1/2 of original recipe filling (as listed below) was the perfect amount. Timing might be nearly the same, had to do the high heat for only 10 mins because of browning, good browning around edges at that point (also I lowered my oven rack to low-middle vs. my standard high-middle) after lowering temp it took at least an hour, but I opened door and checked it a lot, so there's that. Gave the full 15 min. in off oven, but checked there too, so again, grain of salt. For a repeat I'd do 10 mins at high heat and check after 45min when turned down to 300F, and 15 in the off oven.

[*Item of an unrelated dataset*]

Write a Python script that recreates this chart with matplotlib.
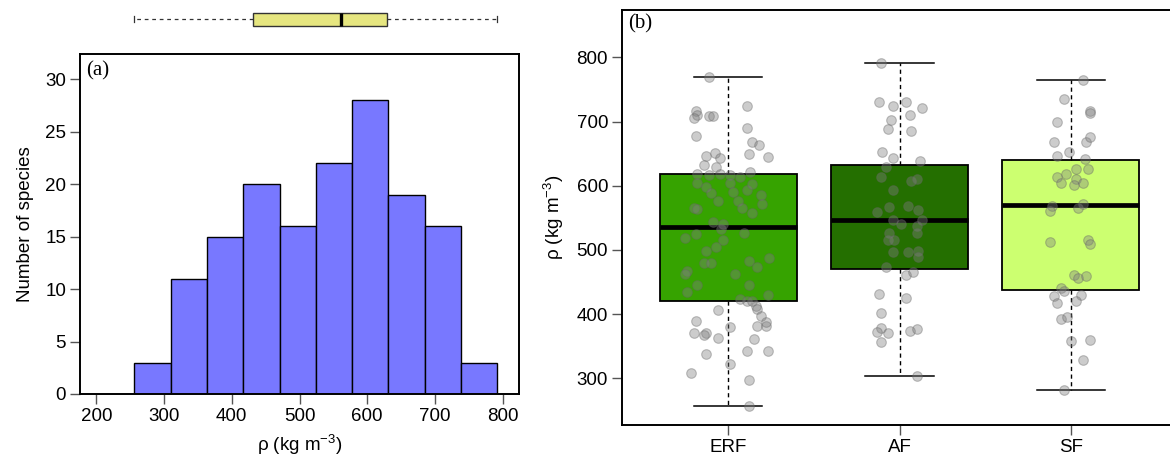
import matplotlib
matplotlib.use("Agg")
import matplotlib.pyplot as plt
import numpy as np

plt.rcParams['font.family'] = ['Liberation Sans', 'DejaVu Sans']
plt.rcParams['mathtext.fontset'] = 'custom'
plt.rcParams['mathtext.rm'] = 'Liberation Sans'
plt.rcParams['mathtext.it'] = 'Liberation Sans'
plt.rcParams['mathtext.default'] = 'regular'

# histogram of wood density (all species)
bin_edges = [256, 310, 363, 417, 471, 525, 578, 631, 685, 738, 791]
bin_counts = [3, 11, 15, 20, 16, 22, 28, 19, 16, 3]

# summary box above the histogram: whislo, q1, median, q3, whishi
all_stats = [256, 431, 561, 629, 791]

# boxes per forest type
groups = ["ERF", "AF", "SF"]
group_colors = ["#36a300", "#246f00", "#ccff70"]
box_stats = {
    "ERF": [257, 420, 536, 619, 770],
    "AF": [303, 470, 546, 633, 791],
    "SF": [281, 437, 570, 640, 765],
}

# jittered species values (value, horizontal offset from box centre)
erf_vals = [770, 717, 711, 705, 708, 708, 724, 677, 690, 668, 664, 647, 651, 643, 650, 645,
            633, 630, 622, 619, 616, 618, 616, 614, 605, 598, 589, 576, 604, 590, 593, 602,
            585, 572, 576, 566, 565, 563, 557, 543, 541, 532, 524, 518, 527, 515, 504, 498,
            479, 479, 482, 474, 487, 467, 462, 462, 446, 446, 434, 429, 423, 420, 420, 412,
            408, 406, 397, 389, 380, 381, 381, 387, 370, 370, 367, 362, 361, 342, 342, 337,
            322, 308, 297, 256]
erf_jit = [-0.11, -0.19, -0.18, -0.20, -0.11, -0.09, 0.11, -0.19, 0.11, 0.14, 0.18, -0.13, -0.08, -0.05, 0.12, 0.23,
           -0.14, -0.07, 0.13, -0.18, -0.11, -0.05, 0.01, 0.07, -0.18, -0.13, -0.10, -0.06, 0.01, 0.03, 0.11, 0.14,
           0.19, 0.20, 0.06, 0.08, -0.20, -0.18, 0.14, -0.09, -0.03, -0.04, -0.19, -0.25, 0.09, -0.03, -0.07, -0.13,
           -0.14, -0.10, 0.12, 0.17, 0.24, -0.24, -0.25, 0.04, -0.18, 0.12, -0.24, 0.23, 0.07, 0.11, 0.14, 0.16,
           0.17, -0.06, 0.19, -0.19, 0.01, 0.17, 0.22, 0.22, -0.20, -0.13, -0.14, -0.06, 0.15, 0.11, 0.23, -0.13,
           0.01, -0.22, 0.12, 0.12]

af_vals = [791, 731, 724, 731, 721, 702, 710, 688, 686, 652, 643, 638, 629, 613, 607, 610,
           593, 567, 559, 568, 562, 546, 541, 547, 537, 526, 526, 515, 515, 497, 497, 499,
           489, 474, 461, 465, 431, 425, 401, 379, 372, 370, 373, 376, 356, 303]
af_jit = [-0.11, -0.12, -0.04, 0.04, 0.13, -0.05, 0.06, -0.07, 0.07, -0.10, -0.04, 0.12, -0.08, -0.11, 0.07, 0.10,
          -0.04, -0.06, -0.13, 0.05, 0.11, -0.04, 0.01, 0.13, 0.10, 0.10, -0.06, -0.07, -0.03, -0.04, 0.05, 0.11,
          0.11, -0.08, 0.04, 0.08, -0.12, 0.04, -0.11, -0.11, -0.13, -0.07, 0.06, 0.10, -0.11, 0.10]

sf_vals = [765, 735, 717, 714, 700, 668, 668, 676, 646, 652, 641, 626, 626, 619, 613, 605,
           611, 601, 605, 569, 560, 566, 571, 513, 515, 509, 461, 456, 459, 440, 436, 428,
           417, 429, 420, 392, 395, 358, 359, 328, 281]
sf_jit = [0.07, -0.04, 0.11, 0.11, -0.08, -0.10, 0.09, 0.11, -0.08, -0.01, 0.08, 0.10, 0.03, -0.03, -0.08, -0.06,
          0.03, 0.02, 0.07, -0.11, -0.12, 0.04, 0.07, -0.12, 0.10, 0.11, 0.02, 0.04, 0.09, -0.06, -0.04, -0.10,
          -0.08, 0.06, 0.03, -0.06, -0.02, 0.00, 0.11, 0.07, -0.04]

points = {"ERF": (erf_vals, erf_jit), "AF": (af_vals, af_jit), "SF": (sf_vals, sf_jit)}


def make_stats(s):
    return dict(whislo=s[0], q1=s[1], med=s[2], q3=s[3], whishi=s[4], fliers=[])


W, H = 1170, 466
fig = plt.figure(figsize=(W / 100, H / 100), dpi=100)

tick_kw = dict(direction='out', length=7, width=1, color='#555555', labelsize=13.5, pad=3)

# ---- panel (a): histogram
ax1 = fig.add_axes([80 / W, 1 - 394 / H, 439 / W, 340 / H])
ax1.bar(bin_edges[:-1], bin_counts, width=np.diff(bin_edges), align='edge',
        color='#7878ff', edgecolor='black', linewidth=1)
ax1.set_xlim(176, 824)
ax1.set_ylim(0, 32.4)
ax1.set_xticks(range(200, 801, 100))
ax1.set_yticks(range(0, 31, 5))
ax1.tick_params(**tick_kw)
for sp in ax1.spines.values():
    sp.set_linewidth(1.4)
ax1.set_ylabel("Number of species", fontsize=13.5, labelpad=8)
ax1.set_xlabel(r"ρ (kg m$^{-3}$)", fontsize=13.5, labelpad=6)
ax1.text(0.015, 0.98, "(a)", transform=ax1.transAxes, ha='left', va='top',
         fontsize=15, family=['Liberation Serif', 'DejaVu Serif'])

# summary box on top
ax0 = fig.add_axes([80 / W, 1 - 32 / H, 439 / W, 26 / H], sharex=ax1)
ax0.bxp([make_stats(all_stats)], positions=[0], widths=1.0, vert=False,
        showfliers=False, patch_artist=True, capwidths=0.5,
        boxprops=dict(facecolor='#e6e680', edgecolor='#333333', linewidth=1),
        medianprops=dict(color='black', linewidth=2.4),
        whiskerprops=dict(color='#333333', linewidth=0.9, linestyle=(0, (3, 3))),
        capprops=dict(color='#333333', linewidth=0.9))
ax0.set_ylim(-1, 1)
ax0.axis('off')

# ---- panel (b): boxes by forest type
ax2 = fig.add_axes([622 / W, 1 - 425 / H, 555 / W, 415 / H])
positions = [1, 2, 3]
bp = ax2.bxp([make_stats(box_stats[g]) for g in groups], positions=positions, widths=0.8,
             showfliers=False, patch_artist=True, capwidths=0.4,
             boxprops=dict(edgecolor='black', linewidth=1.3),
             medianprops=dict(color='black', linewidth=3.4),
             whiskerprops=dict(color='black', linewidth=1, linestyle=(0, (3, 2.5))),
             capprops=dict(color='black', linewidth=1.1))
for patch, c in zip(bp['boxes'], group_colors):
    patch.set_facecolor(c)

for pos, g in zip(positions, groups):
    vals, jit = points[g]
    ax2.scatter(np.array(jit) + pos, vals, s=48, facecolor=(0.5, 0.5, 0.5, 0.4),
                edgecolor=(0.4, 0.4, 0.4, 0.4), linewidth=0.8, zorder=5)

ax2.set_xlim(0.38, 3.62)
ax2.set_ylim(227, 874)
ax2.set_xticks(positions)
ax2.set_xticklabels(groups)
ax2.set_yticks(range(300, 801, 100))
ax2.tick_params(**tick_kw)
for sp in ax2.spines.values():
    sp.set_linewidth(1.4)
ax2.set_ylabel(r"ρ (kg m$^{-3}$)", fontsize=13.5, labelpad=8)
ax2.text(0.011, 0.99, "(b)", transform=ax2.transAxes, ha='left', va='top',
         fontsize=15, family=['Liberation Serif', 'DejaVu Serif'])

fig.savefig("out.png", dpi=100)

*Original recipe divided by 2
*Recipe rounded to nearest cooking fraction

Raspberry Sauce:
1/2 package (6 oz.) frozen Raspberries (not sugared), thawed and drained but reserve the juice.
1/8 cup sugar
1 1/2 tbsp cornstarch

Add enough water to the raspberry juice to make 3/4 cup. Mix sugar and cornstarch in a sauce- pan. Stir in the juice and raspberries. Heat to boiling over medium heat, stirring frequently. Boil and stir 1 minute; strain. Cool completely.

Crust:
1 cups flour
1/4 cup sugar
1/3 cup softened butter
1 egg yolks

Heat oven to 400 degrees. Mix together the above and press 1/2 of the mixture onto the bottom of a greased springform pan (without the ring on it) and bake just the bottom for 8-10? minutes. Cool. Assemble springform pan around baked bottom crust and press the rest of the crust mixture on the sides, going up about 2-1/2". Make sure it blends onto the bottom over the "break".

Cheesecake:
1/2 cup semi sweet chocolate chips
1 1/2 Tbsp whipping cream
20 oz cream cheese
1/2 cup sugar
1/3 cup sugar
1 1/2 Tbsp flour
1/8 tsp salt
1/8 cup whipping cream
2 1/2 eggs
1 egg yolks
1/8 cup semisweet chocolate chips- chopped

Increase the oven heat to 475 degrees.
Cut a circle of foil larger than the cheesecake bottom to wrap the bottom of the springform in for baking so nothing leaks out. Heat the 1/2 cup semi-s chips and 1 1/2 Tbsp cream. "Paint" on the bottom and sides of crust. Beat the cream cheese, sugar, flour, salt, cream and 2 eggs until smooth. Add the rest of the eggs and extra egg yolk one at a time. Stir in the chopped chips. Pour 1/2 of the batter in the crust. Spread 1/3 of the raspberry mixture by spoonfuls onto the batter. Swirl through the batter with a spatula- be careful! Repeat with another half of the cheesecake batter and then bake the cheesecake for 20? minutes. Reduce the temperature to 300 degrees and bake one? hour. Turn off the oven and leave the cake in 15? minutes more. Spread reserved raspberry mixture over top and cool. Refrigerate at LEAST 12 hours before running a knife around the inside of the ring before loosening the springform pan.